Working from home has become the norm for a large share of Irish workers — and it has materially changed how households use electricity. A five-day work-from-home pattern adds roughly 2–3 kWh per working day compared to an empty house. Over a year, that is 500–750 kWh of extra consumption, adding €200–€300 at typical Irish unit rates.
More importantly, WFH usage is concentrated during the daytime — exactly when most standard tariffs charge the highest rate. This makes tariff choice more consequential for WFH households than for those who are out of the house during peak hours.
The WFH Electricity Profile
A typical WFH household uses electricity heavily between 8am and 6pm — laptop, monitors, heating or cooling, kettle, microwave, lighting. This is the opposite of the profile that benefits from night-rate tariffs, which favour households who can shift most usage to overnight.
This does not mean night-rate tariffs are useless for WFH households. It means:
- Night-rate tariffs still benefit WFH households for EV charging, overnight appliances, and heating timers
- But the day rate on a TOU tariff is typically higher than a flat standard rate — so heavy daytime usage on a night-rate tariff can cost more than a flat-rate deal if you're not disciplined about shifting usage
Which Tariff Type Is Best for WFH?
Option 1: Flat-rate standard tariff with the best unit rate
For most WFH households, the simplest and often cheapest approach is a flat-rate tariff with the lowest available unit rate. You pay the same rate all day, so heavy daytime usage does not penalise you.
New customer discounts of 20–30% from major suppliers can bring the effective unit rate down significantly for the first 12 months.
Best for: WFH households with no EV, no overnight-shift habits, and moderate overall usage.
Option 2: Night-rate tariff — if you can shift some load
If your household also charges an EV overnight, uses storage heaters or a heat pump on a timer, or can run the dishwasher and washing machine late at night, a night-rate tariff can still be net-positive for WFH households.
The calculation: does the overnight saving on shifted load outweigh the higher day rate you pay on daytime WFH usage?
For a household with an EV charging 3,000 kWh/year overnight, the overnight saving alone is typically €400–€500/year — more than enough to offset a slightly higher day rate on laptop and heating usage.
Best for: WFH households with EVs, heat pumps, or other significant overnight loads.
Option 3: Time-of-use (TOU) tariff with off-peak windows
Some suppliers offer TOU tariffs with multiple pricing windows — a peak rate (7am–11am, 5pm–9pm), an off-peak rate (mid-day and early afternoon), and an overnight rate. These can benefit WFH households who can shift dishwasher, washing machine, and other flexible loads to the off-peak mid-day window.

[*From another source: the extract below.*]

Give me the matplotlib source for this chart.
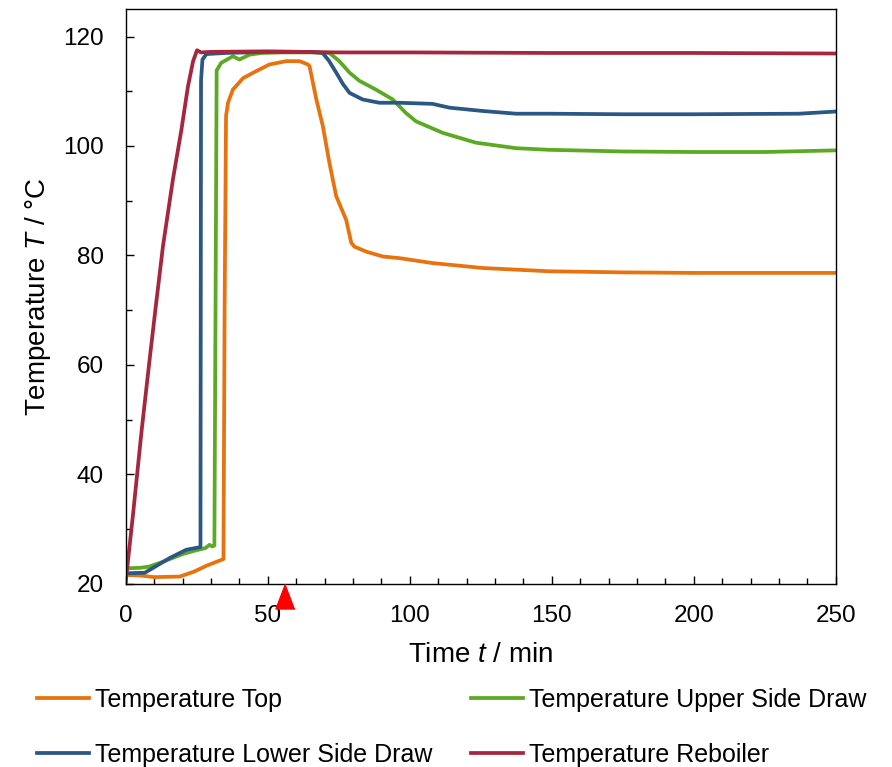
import matplotlib
matplotlib.use("Agg")
import matplotlib.pyplot as plt
from matplotlib.ticker import MultipleLocator
from matplotlib.transforms import ScaledTranslation

plt.rcParams["font.family"] = ["Liberation Sans", "DejaVu Sans"]
plt.rcParams["mathtext.fontset"] = "custom"
plt.rcParams["mathtext.rm"] = "Liberation Sans"
plt.rcParams["mathtext.it"] = "Liberation Sans:italic"

# Temperature Top
t_top = [0, 5, 10, 19, 24, 28.5, 34.4, 34.8, 35.3, 36, 37.7, 41.3, 46, 50.6,
         56.5, 61.2, 64.1, 64.7, 67.1, 69.4, 71.7, 74.1, 77.6, 79.4, 80.5,
         84.6, 90.5, 96.3, 108, 125.6, 149, 175, 200, 225, 250]
T_top = [21.6, 21.5, 21.2, 21.3, 22.2, 23.3, 24.5, 70, 105.5, 107.9, 110.3,
         112.4, 113.7, 114.9, 115.5, 115.5, 114.9, 114.6, 108.5, 103.6, 96.9,
         90.8, 86.5, 82.3, 81.6, 80.7, 79.8, 79.5, 78.6, 77.7, 77.1, 76.9,
         76.8, 76.8, 76.8]

# Temperature Upper Side Draw
t_upper = [0, 5, 8, 12, 16, 20, 24, 28, 29.5, 30.5, 31.2, 31.6, 32, 33.6, 35,
           37.7, 40, 43.6, 48, 55, 65, 71.7, 75, 78.8, 82.3, 88.1, 94, 98.7,
           102.2, 111.6, 123.3, 137.4, 149, 175, 200, 225, 250]
T_upper = [22.8, 22.9, 23.1, 23.8, 24.6, 25.4, 26.0, 26.5, 27.1, 26.8, 27.0,
           70, 113.8, 115.2, 115.6, 116.4, 115.8, 116.7, 117.0, 117.1, 117.1,
           117.0, 115.6, 113.4, 111.9, 110.3, 108.5, 106.0, 104.5, 102.4,
           100.6, 99.6, 99.3, 99.0, 98.9, 98.9, 99.2]

# Temperature Lower Side Draw
t_lower = [0, 6.7, 10, 15.5, 21.3, 25.4, 26.3, 26.5, 27, 28.4, 35, 50, 65,
           69.3, 71.5, 74.1, 76.5, 78.8, 83.4, 89.3, 96.3, 108, 114, 125.6,
           137.4, 149, 175, 200, 237, 250]
T_lower = [21.9, 22.0, 23.0, 24.7, 26.2, 26.6, 26.7, 112, 115.8, 116.8, 117.0,
           117.2, 117.2, 117.0, 115.6, 113.4, 111.3, 109.7, 108.5, 107.9,
           107.9, 107.7, 107.0, 106.4, 105.9, 105.9, 105.8, 105.8, 105.9, 106.3]

# Temperature Reboiler
t_reb = [0, 2.6, 5.5, 8.4, 10.5, 13.1, 16.6, 19.6, 21.9, 23.7, 25.1, 26.5,
         30, 50, 75, 100, 150, 200, 250]
T_reb = [20.5, 32.9, 47.6, 61.0, 70.4, 81.7, 93.9, 103.0, 110.9, 115.5,
         117.5, 117.1, 117.2, 117.3, 117.1, 117.1, 117.0, 117.0, 116.9]

marker_time = 56

fig = plt.figure(figsize=(8.92, 7.67), dpi=100)
ax = fig.add_axes([0.141, 0.239, 0.796, 0.749])

lw = 2.7
l_top, = ax.plot(t_top, T_top, color="#E8730E", lw=lw, label="Temperature Top")
l_up, = ax.plot(t_upper, T_upper, color="#5BAA22", lw=lw, label="Temperature Upper Side Draw")
l_low, = ax.plot(t_lower, T_lower, color="#2A5783", lw=lw, label="Temperature Lower Side Draw")
l_reb, = ax.plot(t_reb, T_reb, color="#A6263E", lw=lw, label="Temperature Reboiler")

ax.set_xlim(0, 250)
ax.set_ylim(20, 125)

# red marker just below the time axis
off = ScaledTranslation(0, -12.5 / 100, fig.dpi_scale_trans)
ax.plot([marker_time], [20], marker=[(0, 1), (-0.76, -1), (0.76, -1)],
        markersize=18, color="#FF0000", transform=ax.transData + off,
        clip_on=False, zorder=5)

ax.xaxis.set_major_locator(MultipleLocator(50))
ax.xaxis.set_minor_locator(MultipleLocator(10))
ax.yaxis.set_minor_locator(MultipleLocator(10))
ax.set_yticks([20, 40, 60, 80, 100, 120])

ax.tick_params(which="both", direction="in", width=1.0, labelsize=17.5)
ax.tick_params(which="major", length=5.5)
ax.tick_params(which="minor", length=4.3)
ax.tick_params(axis="x", pad=15)
ax.tick_params(axis="y", pad=16)
for s in ax.spines.values():
    s.set_linewidth(1.0)

ax.set_xlabel("Time $t$ / min", fontsize=20)
ax.set_ylabel("Temperature $T$ / °C", fontsize=20)
ax.xaxis.set_label_coords(0.5, -0.102)
ax.yaxis.set_label_coords(-0.103, 0.5)

fig.legend(handles=[l_top, l_low, l_up, l_reb], ncol=2, loc="upper left",
           bbox_to_anchor=(37 / 892, 1 - 688 / 767), frameon=False,
           fontsize=18, handlelength=2.08, handletextpad=0.24,
           columnspacing=1.56, labelspacing=1.24, borderpad=0, borderaxespad=0)

fig.savefig("out.png", dpi=100)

Best for: WFH households who are at home all day and can actively manage when appliances run.
Working From Home Tax Relief — Claim It
Before focusing entirely on tariff choice, make sure you are claiming the Revenue work-from-home tax relief. You can claim 30% of your electricity costs attributable to working from home (calculated on the proportion of your home used for work and the number of WFH days).
For a household spending €2,000/year on electricity with 50% WFH usage on 5 days/week, this is approximately €300 in tax relief. Claim via MyAccount at revenue.ie.
How to Find the Best Tariff for a WFH Household
Your total annual kWh will be higher than average — 5,000–7,000 kWh is common for full-time WFH households versus the Irish average of 4,200 kWh.
Use GoSwitch with your actual annual kWh (from your bill) to get an accurate comparison. A higher kWh input changes the ranking because some tariffs have more competitive unit rates and others have lower standing charges.
Practical Tips to Reduce the WFH Electricity Bill
Laptop over desktop: A laptop uses 20–50W vs 150–300W for a desktop. If you use a desktop for work, switching to a laptop for lighter tasks saves 100–200W continuously through the working day.
Monitor choice: OLED and modern LED monitors use 25–35W. Older or larger monitors can use 60–100W. Replacing an old monitor pays back in electricity costs relatively quickly.
Smart plugs for standby: Printers, docking stations, and monitors on standby draw constant small amounts of power. A smart plug that turns them off after work hours reduces vampire load.
Heating zones: If you work in one room, use a smart thermostat or TRV to heat only that space to working temperature rather than the whole house.
Hot water timer: Many WFH households unconsciously shift hot water usage to daytime. Setting a timer so the immersion heats overnight (on a night-rate tariff) can recover €80–€150/year.
Summary
| Usage profile | Best tariff type | |--------------|-----------------| | WFH only, no EV | Flat rate, best unit rate | | WFH + EV or heat pump | Night rate (overnight loads outweigh day premium) | | WFH + flexible appliance scheduling | TOU tariff with off-peak mid-day window | | WFH + solar panels | Export tariff with microgeneration payment |
The most important step is to use a higher-than-average kWh figure when comparing — and to review your tariff every 12 months, since new customer discounts expire and the market shifts regularly.